Entertainers only

Saturday, September 4, 2010
Jenny White has put up a link to an interesting story re transgender brothels in Istanbul. Originally I was going to just link to Kamil Pasha in the N & P, but I ended up writing so much I decided to make it a separate post. 

I always found the place of transgendered people in Turkey to be interesting. With the exception of Thailand, I've probably seen more transgendered people in Istanbul than anywhere else in the world. When I was living in Istanbul in the 1990s, I'd often walk home to Tesvikiye late at night from Taksim via Cumhuriyet Caddesi and Harbiye, where loads of transgendered prostitutes would hang out late at night, standing by the side of the road and looking for a date. I'm not sure if they're still there, but the market clearly hasn't diminished since then.

Many of the transgendered in Turkey have been the victims of attacks, and there have been several murders in recent years in Istanbul. 

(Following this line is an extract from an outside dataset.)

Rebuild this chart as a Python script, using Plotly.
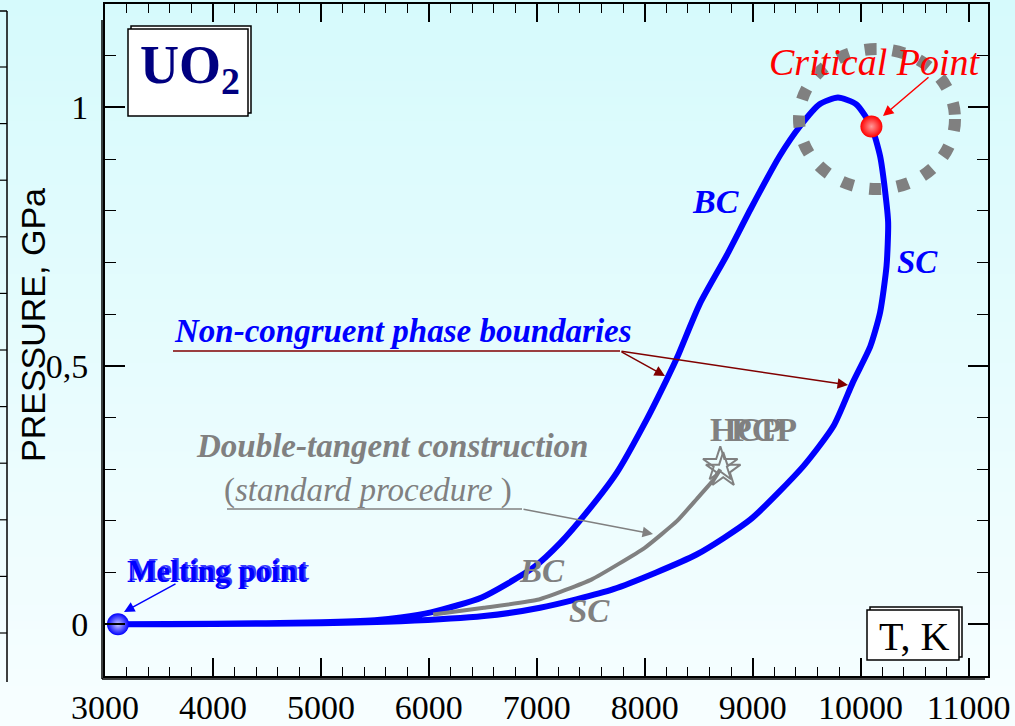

But what is also interesting is the degree to which transgendered and other effeminate and/or semi cross-dressing entertainers have been popular in Turkey, a country that many people associate with "macho" behavior and/or "Islamic values" (whatever that means).

Years before Boy George seemed so risque in the US, Zeki M
üren was wearing long, flowing Mrs. Roper-style muumuus and wild costumes that appeared to evoke dresses. In his early days, however, he'd played a straighter public role, often appearing as the male lead in romance movies.  
A young Zeki Müren 
















Müren in the 1970s

 










My guess is that this is from the 1980s














 





I visited the Zeki Müren house-museum in Bodrum in 2000. You can see a larger shot of this photo here. I think Müren's face looks very tough and decisive on this statue, kind of like Charlton Heston.
Bülent Ersoy, meanwhile, likewise had a closeted beginning to his career prior to a sex change operation in the early 1980s.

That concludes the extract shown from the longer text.